In the history of American debate there have been sentences so sharp, insights so burning, they had the power to immediately write themselves into the history books. In 1858, Abraham Lincoln thrashed his U.S. Senate race opponent, Stephen A. Douglas, saying that his policy on slavery in the territories was “as thin as the homeopathic soup that was made by boiling the shadow of a pigeon that had starved to death.” More than 125 years later, when vice presidential candidate Dan Quayle claimed he had “Just as much experience in Congress as Jack Kennedy did when he sought the presidency,” Lloyd Bentsen made him look like an abject fool with a simple retort: “I served with Jack Kennedy. I knew Jack Kennedy. Jack Kennedy was a friend of mine. Senator, you’re no Jack Kennedy.”
Last night’s debate between Hillary Clinton and Donald Trump at (for some reason) Hofstra University produced no such zingers. In fact, it was more of an exercise in just how surreal this election season has been than an actual argument about ideals and plans for the future.
Secretary Clinton had clearly been prepared for every possible scenario and was ready to provide facts and foundations.

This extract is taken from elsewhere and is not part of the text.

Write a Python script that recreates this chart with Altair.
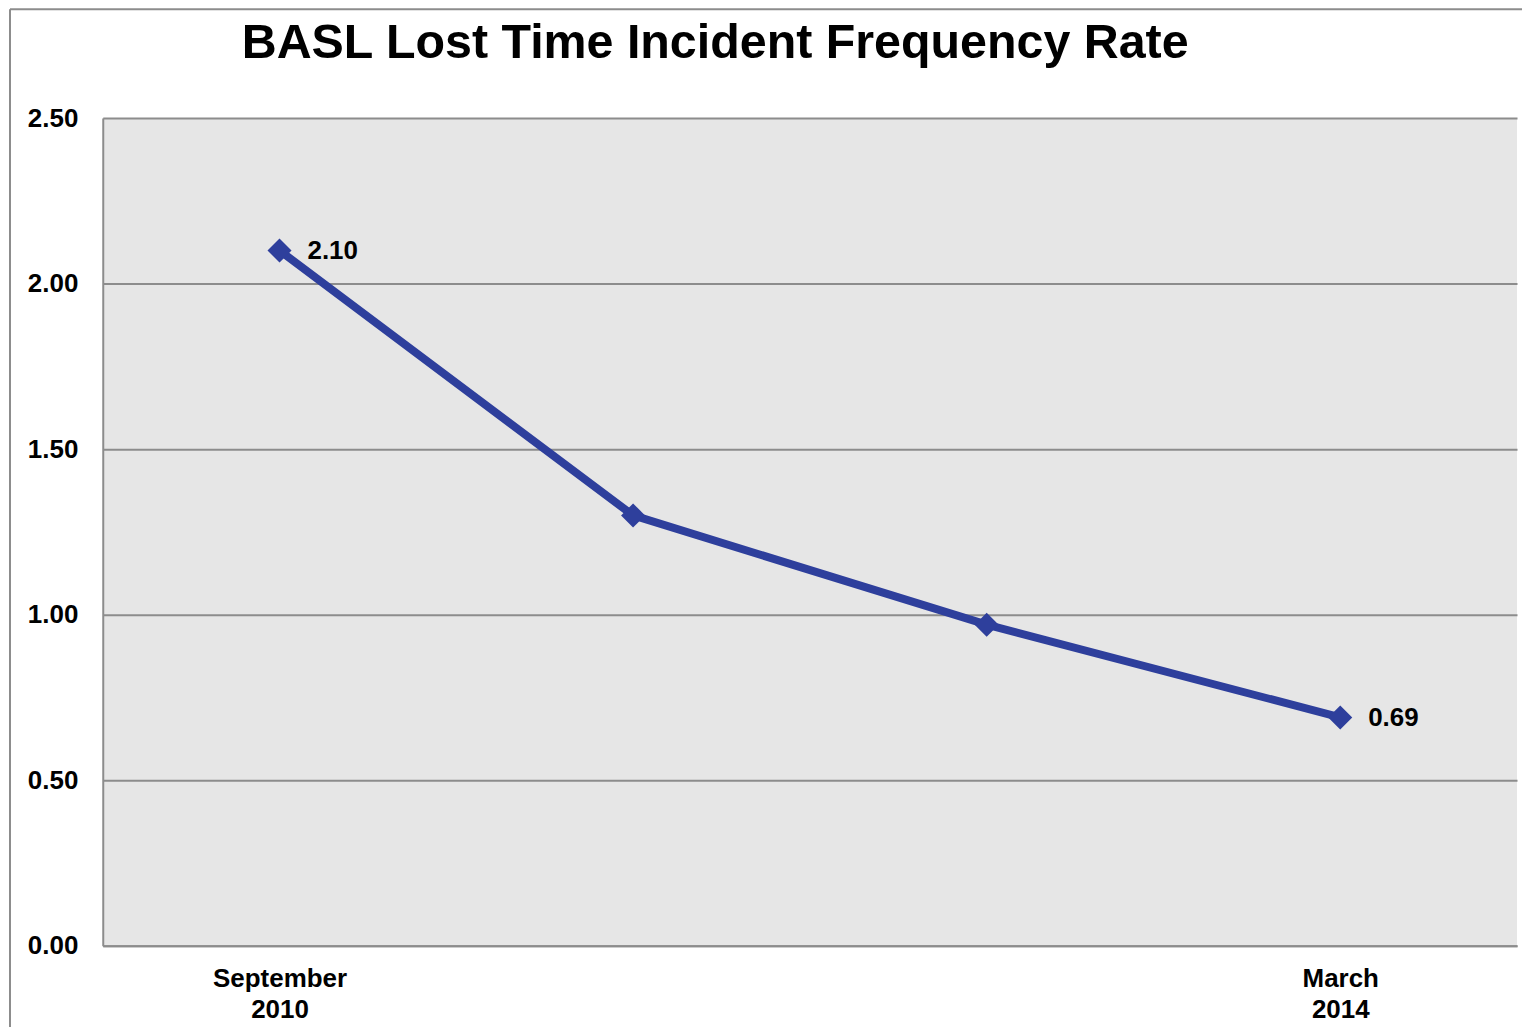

Whenever Trump lobbed one up in the air for her, however, she began to look like a politician trying a bit too hard—not the worst thing to look like at a debate, but still. Her planned mic-drop moment, in which she dubbed the Donald’s economic plan “Trumped-up trickle-down economics,” landed flat both times she tried to force it into her monologue. It’s not untrue, just not particularly clever and definitely not worth a second try after the crickets that greeted the first go-round.

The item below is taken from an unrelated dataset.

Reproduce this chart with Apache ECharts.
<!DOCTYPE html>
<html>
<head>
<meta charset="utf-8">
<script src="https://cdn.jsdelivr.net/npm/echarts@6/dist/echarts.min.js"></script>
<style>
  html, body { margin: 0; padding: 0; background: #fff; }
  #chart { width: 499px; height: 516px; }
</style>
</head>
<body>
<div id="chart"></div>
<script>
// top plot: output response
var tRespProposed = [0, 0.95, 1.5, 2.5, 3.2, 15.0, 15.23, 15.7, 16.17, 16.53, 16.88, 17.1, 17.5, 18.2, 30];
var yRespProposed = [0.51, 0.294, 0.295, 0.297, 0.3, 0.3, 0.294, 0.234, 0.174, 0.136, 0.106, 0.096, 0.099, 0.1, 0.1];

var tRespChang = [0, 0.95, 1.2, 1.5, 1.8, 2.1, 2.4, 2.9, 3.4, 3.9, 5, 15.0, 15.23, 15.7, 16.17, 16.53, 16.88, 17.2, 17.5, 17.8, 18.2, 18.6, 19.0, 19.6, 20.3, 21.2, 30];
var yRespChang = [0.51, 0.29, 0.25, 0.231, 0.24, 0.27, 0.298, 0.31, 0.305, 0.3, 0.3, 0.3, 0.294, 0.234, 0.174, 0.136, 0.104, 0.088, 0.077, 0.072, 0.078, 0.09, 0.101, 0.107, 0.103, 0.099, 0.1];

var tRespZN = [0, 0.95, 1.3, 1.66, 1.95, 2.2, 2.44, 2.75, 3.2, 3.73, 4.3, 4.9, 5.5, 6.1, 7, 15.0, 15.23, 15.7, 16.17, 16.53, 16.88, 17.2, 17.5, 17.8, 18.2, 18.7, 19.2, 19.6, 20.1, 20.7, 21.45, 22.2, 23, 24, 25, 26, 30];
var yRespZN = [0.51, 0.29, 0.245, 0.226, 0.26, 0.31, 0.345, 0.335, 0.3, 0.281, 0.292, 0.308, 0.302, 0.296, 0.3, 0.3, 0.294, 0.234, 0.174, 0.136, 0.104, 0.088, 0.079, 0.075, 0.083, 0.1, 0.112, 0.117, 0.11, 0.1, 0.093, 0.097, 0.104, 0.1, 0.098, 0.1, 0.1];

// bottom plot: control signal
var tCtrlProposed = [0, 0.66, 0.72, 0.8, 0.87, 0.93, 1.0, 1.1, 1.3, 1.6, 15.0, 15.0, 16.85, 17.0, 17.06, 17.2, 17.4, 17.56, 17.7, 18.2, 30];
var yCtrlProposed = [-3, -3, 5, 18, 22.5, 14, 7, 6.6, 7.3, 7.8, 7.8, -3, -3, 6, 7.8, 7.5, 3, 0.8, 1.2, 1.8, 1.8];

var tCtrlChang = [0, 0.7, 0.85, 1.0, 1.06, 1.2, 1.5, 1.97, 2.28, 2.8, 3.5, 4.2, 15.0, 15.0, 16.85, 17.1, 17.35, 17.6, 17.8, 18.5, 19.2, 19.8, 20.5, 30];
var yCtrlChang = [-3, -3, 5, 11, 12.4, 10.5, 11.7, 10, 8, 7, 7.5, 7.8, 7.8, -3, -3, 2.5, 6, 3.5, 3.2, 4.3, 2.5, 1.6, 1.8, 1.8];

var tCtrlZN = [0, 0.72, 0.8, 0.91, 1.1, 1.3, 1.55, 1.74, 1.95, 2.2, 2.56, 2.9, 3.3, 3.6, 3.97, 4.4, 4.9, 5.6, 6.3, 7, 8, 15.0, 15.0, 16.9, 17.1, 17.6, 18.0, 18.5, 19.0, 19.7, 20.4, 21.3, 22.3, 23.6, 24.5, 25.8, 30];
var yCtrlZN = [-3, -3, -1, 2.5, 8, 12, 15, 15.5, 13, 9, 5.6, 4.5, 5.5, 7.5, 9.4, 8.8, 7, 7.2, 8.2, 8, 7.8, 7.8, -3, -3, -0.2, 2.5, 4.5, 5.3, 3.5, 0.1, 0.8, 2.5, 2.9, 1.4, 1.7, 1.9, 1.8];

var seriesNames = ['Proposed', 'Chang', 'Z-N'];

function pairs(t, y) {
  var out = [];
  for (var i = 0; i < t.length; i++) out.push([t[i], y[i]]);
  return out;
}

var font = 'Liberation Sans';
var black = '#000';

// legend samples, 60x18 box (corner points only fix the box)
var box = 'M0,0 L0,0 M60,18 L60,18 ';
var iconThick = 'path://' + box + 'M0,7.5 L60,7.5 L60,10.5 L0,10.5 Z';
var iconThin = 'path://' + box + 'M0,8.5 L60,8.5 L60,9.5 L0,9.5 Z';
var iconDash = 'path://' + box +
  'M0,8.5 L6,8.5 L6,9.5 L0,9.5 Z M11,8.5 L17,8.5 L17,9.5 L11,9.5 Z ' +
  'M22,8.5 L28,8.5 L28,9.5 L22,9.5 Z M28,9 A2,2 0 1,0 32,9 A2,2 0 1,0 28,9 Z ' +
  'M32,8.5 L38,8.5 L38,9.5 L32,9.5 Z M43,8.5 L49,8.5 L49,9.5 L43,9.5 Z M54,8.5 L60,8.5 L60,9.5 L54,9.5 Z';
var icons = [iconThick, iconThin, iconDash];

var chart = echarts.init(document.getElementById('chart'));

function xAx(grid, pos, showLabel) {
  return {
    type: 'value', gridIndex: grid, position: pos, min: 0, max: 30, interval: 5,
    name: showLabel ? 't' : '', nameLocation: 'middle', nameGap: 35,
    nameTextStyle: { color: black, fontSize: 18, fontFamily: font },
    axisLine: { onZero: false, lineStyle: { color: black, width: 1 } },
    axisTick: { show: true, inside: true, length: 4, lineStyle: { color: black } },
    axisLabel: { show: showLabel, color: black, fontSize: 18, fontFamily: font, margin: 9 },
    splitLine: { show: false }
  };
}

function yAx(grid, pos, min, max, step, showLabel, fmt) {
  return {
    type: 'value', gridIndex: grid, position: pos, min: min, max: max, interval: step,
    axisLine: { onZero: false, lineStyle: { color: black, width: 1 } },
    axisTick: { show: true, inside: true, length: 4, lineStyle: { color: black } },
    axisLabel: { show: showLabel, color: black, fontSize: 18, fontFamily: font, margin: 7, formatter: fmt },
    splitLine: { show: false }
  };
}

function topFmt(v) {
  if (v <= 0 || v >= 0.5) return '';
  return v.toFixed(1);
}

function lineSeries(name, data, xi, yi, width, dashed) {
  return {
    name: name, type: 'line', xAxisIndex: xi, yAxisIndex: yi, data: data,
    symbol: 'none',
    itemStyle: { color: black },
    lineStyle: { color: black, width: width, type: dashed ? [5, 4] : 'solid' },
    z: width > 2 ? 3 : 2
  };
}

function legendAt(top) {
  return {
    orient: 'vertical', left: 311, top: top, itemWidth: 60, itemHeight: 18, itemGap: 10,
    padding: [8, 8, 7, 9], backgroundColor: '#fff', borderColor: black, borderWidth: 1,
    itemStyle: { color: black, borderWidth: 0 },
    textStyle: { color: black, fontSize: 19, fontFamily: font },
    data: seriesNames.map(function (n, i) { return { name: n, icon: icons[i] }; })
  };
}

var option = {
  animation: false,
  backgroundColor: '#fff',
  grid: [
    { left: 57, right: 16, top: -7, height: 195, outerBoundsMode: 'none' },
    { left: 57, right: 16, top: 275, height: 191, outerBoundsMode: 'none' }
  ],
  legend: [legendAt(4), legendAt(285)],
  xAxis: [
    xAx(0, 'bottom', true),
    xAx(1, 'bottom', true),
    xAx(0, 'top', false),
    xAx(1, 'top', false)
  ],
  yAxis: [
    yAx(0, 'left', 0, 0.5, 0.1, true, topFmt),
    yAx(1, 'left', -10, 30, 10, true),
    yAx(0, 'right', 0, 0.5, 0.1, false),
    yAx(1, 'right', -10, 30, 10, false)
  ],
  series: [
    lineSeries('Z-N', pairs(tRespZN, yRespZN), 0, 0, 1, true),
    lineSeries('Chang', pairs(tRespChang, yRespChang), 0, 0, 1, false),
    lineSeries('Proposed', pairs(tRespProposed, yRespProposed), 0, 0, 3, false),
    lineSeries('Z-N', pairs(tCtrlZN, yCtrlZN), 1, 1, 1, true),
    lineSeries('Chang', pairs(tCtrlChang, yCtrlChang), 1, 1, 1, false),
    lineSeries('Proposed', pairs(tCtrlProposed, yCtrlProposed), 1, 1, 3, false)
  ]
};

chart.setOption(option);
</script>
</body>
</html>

On the other hand, the former reality TV host and failed casino/steak magnate she’s running against showed up to the debate like an eighth grader bullshitting a history presentation after playing Call of Duty all night before it was due. The level of arrogance required to believe you can ad-lib a debate against someone who has been in the political world for three decades is impressive even for Trump, but as he proved multiple times last night, the candidate for the white, angry masses doesn’t mind putting on his blinders and charging ahead.

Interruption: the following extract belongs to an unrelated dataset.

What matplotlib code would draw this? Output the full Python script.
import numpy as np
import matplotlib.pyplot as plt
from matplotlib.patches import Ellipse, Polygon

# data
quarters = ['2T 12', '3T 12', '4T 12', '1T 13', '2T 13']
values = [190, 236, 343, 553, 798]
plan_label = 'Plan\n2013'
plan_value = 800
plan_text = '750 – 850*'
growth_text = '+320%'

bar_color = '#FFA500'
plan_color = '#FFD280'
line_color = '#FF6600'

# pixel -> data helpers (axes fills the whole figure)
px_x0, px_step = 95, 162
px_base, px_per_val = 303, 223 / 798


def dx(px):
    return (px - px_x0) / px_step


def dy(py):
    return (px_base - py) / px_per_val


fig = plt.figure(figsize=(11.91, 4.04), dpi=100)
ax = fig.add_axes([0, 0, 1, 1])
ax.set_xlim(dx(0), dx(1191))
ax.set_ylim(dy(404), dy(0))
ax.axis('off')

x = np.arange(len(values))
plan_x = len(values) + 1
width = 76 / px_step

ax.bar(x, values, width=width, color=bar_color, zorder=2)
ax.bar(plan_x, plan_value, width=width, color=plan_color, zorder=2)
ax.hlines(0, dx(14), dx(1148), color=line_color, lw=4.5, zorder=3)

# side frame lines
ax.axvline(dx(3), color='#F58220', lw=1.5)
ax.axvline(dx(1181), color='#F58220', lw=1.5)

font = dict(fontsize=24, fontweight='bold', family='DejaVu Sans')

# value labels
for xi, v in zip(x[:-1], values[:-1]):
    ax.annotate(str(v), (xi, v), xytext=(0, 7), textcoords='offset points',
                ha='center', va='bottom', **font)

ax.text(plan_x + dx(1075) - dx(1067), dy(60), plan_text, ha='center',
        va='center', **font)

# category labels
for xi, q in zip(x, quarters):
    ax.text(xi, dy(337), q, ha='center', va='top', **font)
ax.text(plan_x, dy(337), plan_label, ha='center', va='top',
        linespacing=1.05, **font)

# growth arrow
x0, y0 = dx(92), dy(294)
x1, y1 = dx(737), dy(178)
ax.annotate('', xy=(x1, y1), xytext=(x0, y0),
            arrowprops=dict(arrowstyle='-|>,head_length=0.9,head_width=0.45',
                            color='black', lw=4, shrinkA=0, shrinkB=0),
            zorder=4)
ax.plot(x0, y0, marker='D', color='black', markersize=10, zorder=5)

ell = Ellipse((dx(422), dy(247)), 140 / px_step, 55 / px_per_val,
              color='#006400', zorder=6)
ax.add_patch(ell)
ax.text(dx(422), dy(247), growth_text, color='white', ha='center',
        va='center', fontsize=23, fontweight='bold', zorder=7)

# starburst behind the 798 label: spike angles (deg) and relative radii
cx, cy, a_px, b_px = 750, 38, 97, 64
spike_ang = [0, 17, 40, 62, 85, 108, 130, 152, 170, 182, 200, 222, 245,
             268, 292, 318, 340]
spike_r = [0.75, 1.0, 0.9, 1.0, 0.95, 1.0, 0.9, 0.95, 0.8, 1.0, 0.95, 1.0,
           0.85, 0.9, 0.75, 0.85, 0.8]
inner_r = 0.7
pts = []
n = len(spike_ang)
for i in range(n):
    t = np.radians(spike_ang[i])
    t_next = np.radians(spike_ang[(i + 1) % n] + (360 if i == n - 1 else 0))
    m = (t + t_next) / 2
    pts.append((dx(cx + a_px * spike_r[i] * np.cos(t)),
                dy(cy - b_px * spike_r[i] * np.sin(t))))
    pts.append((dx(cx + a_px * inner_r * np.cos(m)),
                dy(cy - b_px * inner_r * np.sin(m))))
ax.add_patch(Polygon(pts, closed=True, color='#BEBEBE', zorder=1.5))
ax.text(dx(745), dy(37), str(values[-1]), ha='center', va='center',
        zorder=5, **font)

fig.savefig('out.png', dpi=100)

When he’s on stage by himself, this incoherent improv is like catnip to his mob of supporters, but when he has to deal with a moderator—and a politically savvy opponent—the whole act devolves into the stubborn foot-stomping of a child. After Secretary Clinton brought up verifiable facts, such as his expressed belief that climate change is a hoax perpetrated by the Chinese, his response was to butt in with flimsy denials like “Nope, not true” or “I never said that.” He eventually lost his cool altogether and bafflingly yelled during Clinton’s time segment that she had been “Fighting ISIS her entire adult life” and compelled the Secretary to “Ask Sean Hannity” over and over, when backed into a corner.
Tellingly, since about half the electorate seems to be living in a bubble of its own making this year, the only outlet to give Trump an advantage after the debate was Fox News. If Trump is left to his own devices much longer, it’s difficult to see how he won’t continue to dig himself a political grave.